Why “send her back” is a breaking point
What is it about “send her back” that suddenly crossed a line? Consider the timeline:
- Trump tweets that the lawmakers should “go back” to their countries, characterizing them as corrupt hellholes (echoing his “s----hole countries” comment), even though three were born here. That elicits only a bit of discomfort from Republicans.
- Trump then says, “if you hate our country, if you’re not happy here, you can leave.” Trump repeats this: "YOU CAN LEAVE!” Republicans defend this framing, piously pretending it has no racial dimension, even though it was directed at only minority lawmakers.
- Trump presides over the “send her back” chant. After criticism erupts, including among some Republicans, Trump pretends to “disagree” with it.

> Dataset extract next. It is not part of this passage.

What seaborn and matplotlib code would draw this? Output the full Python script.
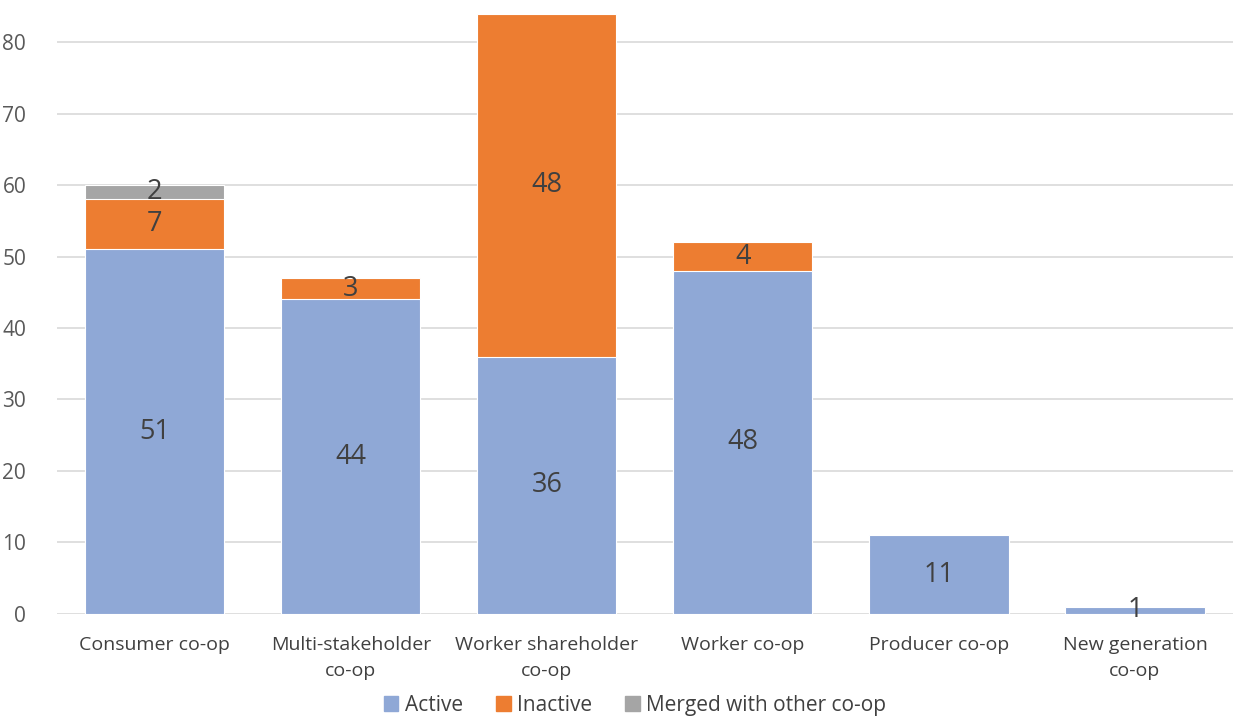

Why did the last open the floodgates? The Times tells us Republicans fear telling lawmakers to get out will “backfire” because it appears “personal.” Yet Trump had repeatedly said to “go back” and “leave.”
What changed? Well, the Times also reports that Trump advisers privately warned against letting these sentiments get out of control at his rally.
So I submit to you that the key difference is twofold: Trump’s naked hatred and cruelty was captured on live television, and along with it, so was the seething anger of the hard-core Trump base.
The whole nation saw in dramatic fashion that Trump voters understood his meaning perfectly well, and watched them not just agree with it but also amplify it with as ugly and hate-curdled a chant as one could imagine.
The search for a ‘benign’ Trumpian nationalism
Right now, as Trump tries to end asylum-seeking at the border and considers slashing refugee admissions to nearly zero, imagery of migrant children and families enduring horrifyingly inhumane conditions is saturating the airwaves.
The more that the suburban, educated whites who abandoned the GOP in 2018 grow convinced that this agenda is an outgrowth of racial animus and white nationalism, the worse it is politically for Republicans.
And so, officials have explained all this in benign terms: Trump wants to close “loopholes” that allow asylum seekers who don’t actually merit it to game the system; if Democrats would agree, fewer would come and border overcrowding would ease.
But in fact, Trump has taken all kinds of additional steps to make it harder for people to apply and qualify for asylum even if they do merit it. He’s now trying to shut asylum-seeking down. He has already slashed refugee flows dramatically and wants to cut them more. He tried (and failed) to cut legal immigration in half.
The horrific border conditions are driven partly by legitimate logistical difficulties, but much of what we’ve seen (mass arrests, family separations) is also driven by the idea that inflicting maximum cruelty and fear will lead fewer to try for asylum — again, even among those who merit it.
What’s driving this agenda? We know the answer. Trump campaigned on the idea that Muslims should be banned and that Mexican immigrants are rapists who must be walled out or criminals who must be removed en masse, which he reprised in his demagoguery toward Central American migrants in 2018.
A conference of Trump-friendly intellectuals just descended on Washington to develop a conservative nationalism distinct from the racial version. But as many have documented (see Ishaan Tharoor, Adam Serwer, Gabe Schoenfeld and Emma Green), it’s hard to locate the line between such a “benign” nationalism, rooted in “merely” cultural opposition to immigration and dissatisfaction with “cosmopolitanism,” and the more malignant, demagogic variety that fundamentally rejects ideals of civic patriotism in favor of a racialized vision of the nation.
This is neatly embodied in the real world in the Republican search for that zone of plausible deniability on Trump’s actual policies.
It becomes a lot harder to inhabit that zone when Trump goes on national television and, seething with cruelty and hate, signals that a prominent representative of the immigrant and refugee community, a naturalized citizen and duly elected member of Congress, is not a member in good standing of the American nation, and his voters are right there with him on all of it.